Deciding what to luncheon on, I enjoyed browsing the deli area and was delighted to discover freshly prepared salad pots ranging from Beetroot, lentils and goat’s cheese, as well as a Quinoa and Raw Veg Salad with a beetroot and walnut dip, smokey aubergine dip and a tahini vinaigrette. For me, quinoa is always a treat so I opted for this.
These unusual and fusion combinations of ingredients reflect the diverse backgrounds of their founders – Ran Avidan from Tel Aviv and Tom Molnar from Florida. Indeed, what connects Ottolenghi, Gail’s Bakery and Baker & Sprice, three of the most respected names on the London bakery landscape, is Tel Aviv. When Ottolenghi arrived in London from Israel, he worked for Baker & Spice and its sister company, The Bread Factory, whilst Avidan worked as a consultant for The Bread Factory, before setting up Gail’s with Tom Molnar. According to Avidan, “almost all the top bakeries in London have an Israeli in the kitchen”.
For afters, my companion enjoyed a Salted caramel, banana and pecan cake.

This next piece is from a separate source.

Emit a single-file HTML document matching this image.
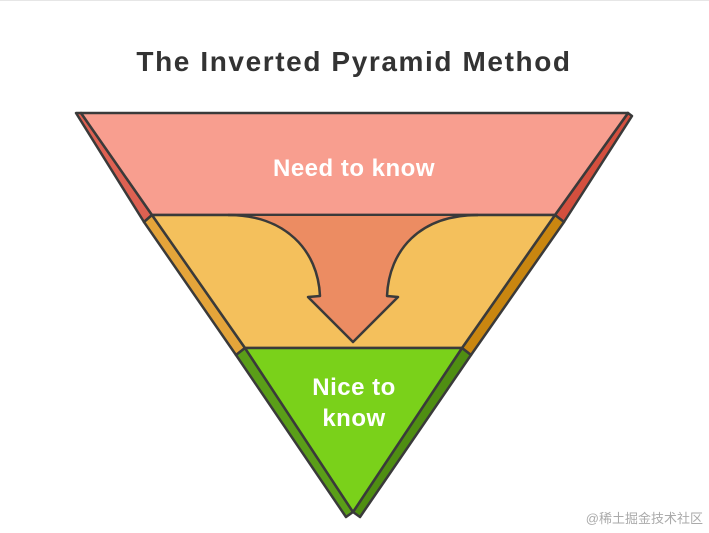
<!DOCTYPE html>
<html><head><style>
html,body{margin:0;padding:0;background:#fff;}
body{width:709px;height:533px;overflow:hidden;position:relative;font-family:"Liberation Sans",sans-serif;}
</style></head><body>
<div style="position:absolute;left:0;top:0;width:709px;height:1px;background:#e6e6e6"></div>
<svg width="709" height="533" style="position:absolute;left:0;top:0">
<text x="354" y="71" text-anchor="middle" font-family="Liberation Sans, sans-serif" font-weight="bold" font-size="28" fill="#333" letter-spacing="1.6">The Inverted Pyramid Method</text>
<g stroke="#3a3a3a" stroke-width="2.5" stroke-linejoin="round">
<polygon points="76,113 81,113 152,215 144,222" fill="#de6152"/>
<polygon points="144,222 152,215 245,348 236,355" fill="#e4a43a"/>
<polygon points="236,355 245,348 353,512 346,517" fill="#5a9e18"/>
<polygon points="628,113 632,116 564,222 555,215" fill="#d44f3e"/>
<polygon points="555,215 564,222 471,355 462,348" fill="#c98610"/>
<polygon points="462,348 471,355 360,517 353,512" fill="#4f8e12"/>
<polygon points="81,113 628,113 555,215 152,215" fill="#f89e8f"/>
<polygon points="152,215 555,215 462,348 245,348" fill="#f4c05c"/>
<path d="M228,216 C285,216 318,250 320,296 L308,297 L353,342 L398,297 L387,296 C389,250 420,216 478,216 Z" fill="#ec8c62" stroke="none"/>
<path d="M228,215 C285,215 318,250 320,296 L308,297 L353,342 L398,297 L387,296 C389,250 420,215 478,215" fill="none"/>
<polygon points="245,348 462,348 353,512" fill="#7ad11a"/>
</g>
<text x="354" y="176" text-anchor="middle" font-weight="bold" font-size="24" fill="#fff" letter-spacing="0.5">Need to know</text>
<text x="354" y="395" text-anchor="middle" font-weight="bold" font-size="24" fill="#fff" letter-spacing="0.5">Nice to</text>
<text x="354" y="426" text-anchor="middle" font-weight="bold" font-size="24" fill="#fff" letter-spacing="0.5">know</text>
<text x="703" y="523" text-anchor="end" font-family="Liberation Sans, Noto Sans CJK SC, sans-serif" font-size="13" fill="#aaa">@稀土掘金技术社区</text>
</svg>
</body></html>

Gail’s slides seamlessly from a coffee shop and brunch spot, to a long lunch location and a laidback dinner place. I’d like to return for brunch next time and will be sure to try the Sweetcorn pancakes (£7), served à la Brew, with coriander and red chillies, as well as tomato relish, avocado salsa and sour cream. The service is friendly, and the mood is relaxed, perfect for a long linger and some cognitive thinking (the moto on their takeaway coffee cups!).